## Source data

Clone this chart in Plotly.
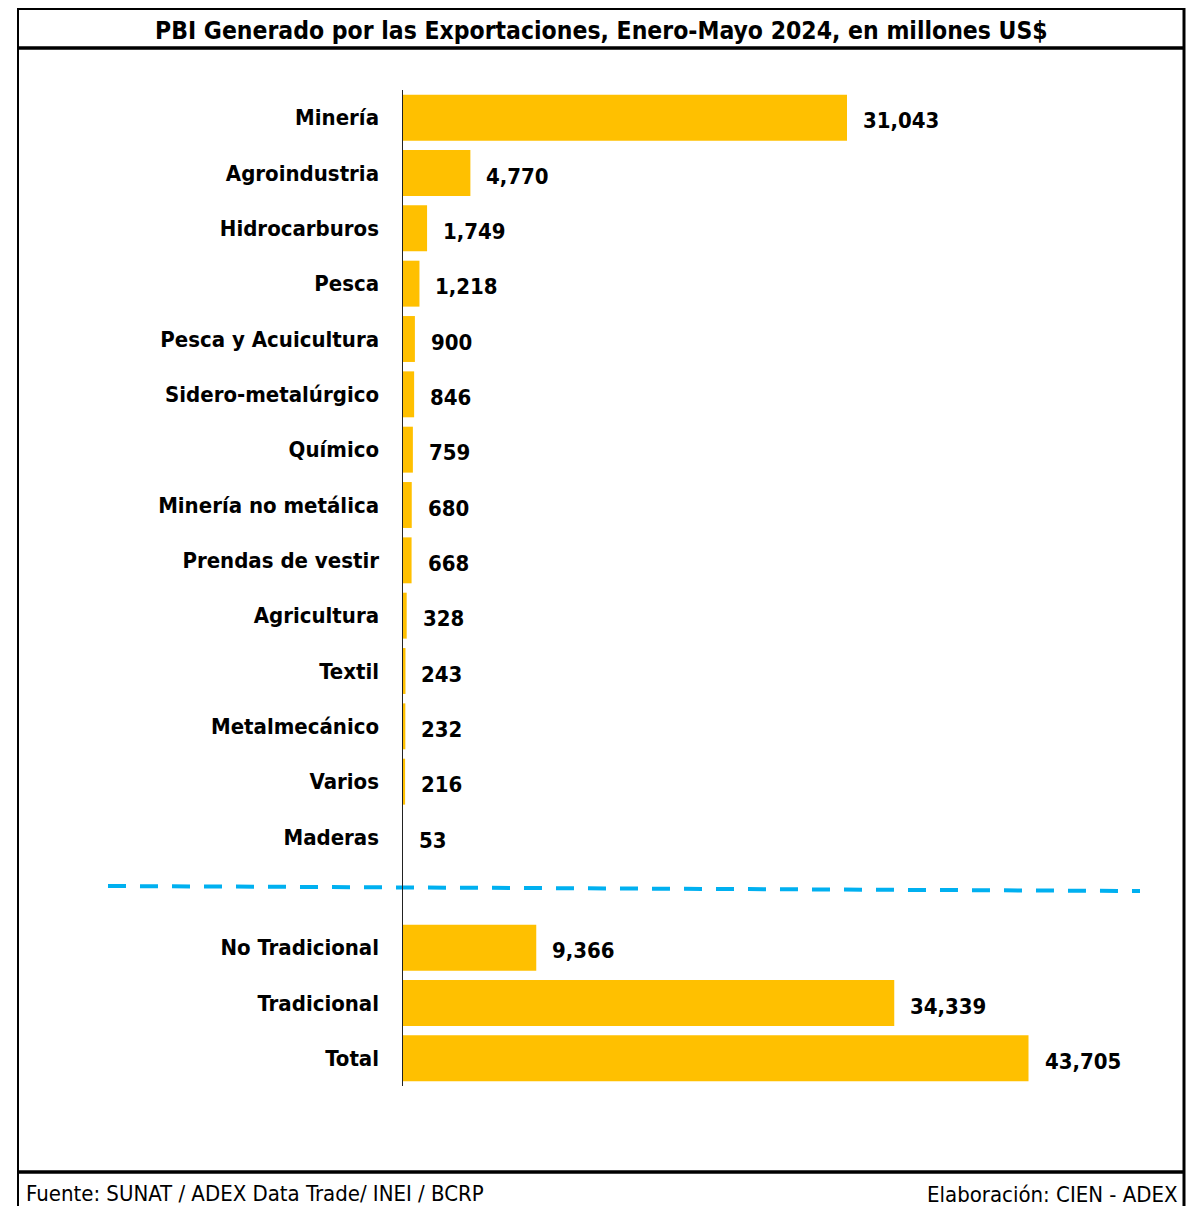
import plotly.graph_objects as go

categories = ["Minería", "Agroindustria", "Hidrocarburos", "Pesca", "Pesca y Acuicultura",
              "Sidero-metalúrgico", "Químico", "Minería no metálica", "Prendas de vestir",
              "Agricultura", "Textil", "Metalmecánico", "Varios", "Maderas"]
values = [31043, 4770, 1749, 1218, 900, 846, 759, 680, 668, 328, 243, 232, 216, 53]
summary_categories = ["No Tradicional", "Tradicional", "Total"]
summary_values = [9366, 34339, 43705]

title = "PBI Generado por las Exportaciones, Enero-Mayo 2024, en millones US$"
source = "Fuente: SUNAT / ADEX Data Trade/ INEI / BCRP"
credit = "Elaboración: CIEN - ADEX"

OFF = 8  # browser body margin
W, H = 1197 - OFF, 1206 - OFF
L, R, T, B = 402 - OFF, 1150 - OFF, 90 - OFF, 1086 - OFF
PX_PER_UNIT = (847 - 402) / 31043.0
xmax = (R - L) / PX_PER_UNIT

all_cats = categories + [""] + summary_categories
all_vals = values + [None] + summary_values
ypos = list(range(len(all_cats)))

FONT = "Liberation Sans Narrow, DejaVu Sans Condensed, Arial Narrow, sans-serif"

fig = go.Figure()
fig.add_trace(go.Bar(
    x=[v if v is not None else 0 for v in all_vals], y=ypos, orientation="h",
    marker=dict(color="#FFC000", line=dict(width=0)),
    hoverinfo="skip", width=0.83,
))

def px(x):
    return (x - OFF - L) / (R - L)

def py(y):
    return (B - (y - OFF)) / (B - T)

shapes = []
# borders
shapes.append(dict(type="line", xref="paper", yref="paper", x0=px(18), x1=px(18), y0=py(8), y1=py(1210), line=dict(color="black", width=2)))
shapes.append(dict(type="line", xref="paper", yref="paper", x0=px(1184), x1=px(1184), y0=py(8), y1=py(1210), line=dict(color="black", width=3)))
shapes.append(dict(type="line", xref="paper", yref="paper", x0=px(18), x1=px(1184), y0=py(9), y1=py(9), line=dict(color="black", width=2)))
shapes.append(dict(type="line", xref="paper", yref="paper", x0=px(18), x1=px(1184), y0=py(48), y1=py(48), line=dict(color="black", width=3.5)))
shapes.append(dict(type="line", xref="paper", yref="paper", x0=px(18), x1=px(1184), y0=py(1172), y1=py(1172), line=dict(color="black", width=3.5)))
# dashed separator
shapes.append(dict(type="line", xref="paper", yref="paper", x0=px(108), x1=px(1140), y0=py(886), y1=py(891), line=dict(color="#00B0F0", width=4, dash="18px,14px")))

annotations = []
for i, v in enumerate(all_vals):
    if v is None:
        continue
    annotations.append(dict(x=v, y=i, xref="x", yref="y", text=f"<b>{v:,}</b>", showarrow=False,
                            xanchor="left", yanchor="middle", xshift=14, yshift=-3,
                            font=dict(family=FONT, size=22, color="black")))
annotations.append(dict(x=0.5 * (px(18) + px(1184)), y=py(30.5), xref="paper", yref="paper",
                        text=f"<b>{title}</b>", showarrow=False, xanchor="center", yanchor="middle",
                        font=dict(family=FONT, size=24.5, color="black")))
annotations.append(dict(x=px(24), y=py(1193), xref="paper", yref="paper", text=source, showarrow=False,
                        xanchor="left", yanchor="middle", font=dict(family=FONT, size=22, color="black")))
annotations.append(dict(x=px(1180), y=py(1194), xref="paper", yref="paper", text=credit, showarrow=False,
                        xanchor="right", yanchor="middle", font=dict(family=FONT, size=22, color="black")))

fig.update_layout(
    width=W, height=H,
    margin=dict(l=L, r=W - R, t=T, b=H - B, pad=0),
    paper_bgcolor="white", plot_bgcolor="white",
    showlegend=False,
    shapes=shapes, annotations=annotations,
    xaxis=dict(range=[0, xmax], visible=False, fixedrange=True),
    yaxis=dict(range=[len(all_cats) - 0.5, -0.5], tickmode="array", tickvals=ypos,
               ticktext=[f"<b>{c}</b>" if c else "" for c in all_cats],
               ticks="", showgrid=False, zeroline=False,
               showline=False, ticklabelstandoff=22,
               tickfont=dict(family=FONT, size=22, color="black"), fixedrange=True),
)
# vertical axis line at x=0
fig.add_shape(type="line", xref="x", yref="paper", x0=0, x1=0, y0=0, y1=1, line=dict(color="#222222", width=2))

fig.write_html("out.html")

## Given problem
Give again, word for word, every line from the top of the data through the line with "import plotly.graph_objects as go", both ends included, and exclude the pictures.

## The answer
Clone this chart in Plotly.
import plotly.graph_objects as go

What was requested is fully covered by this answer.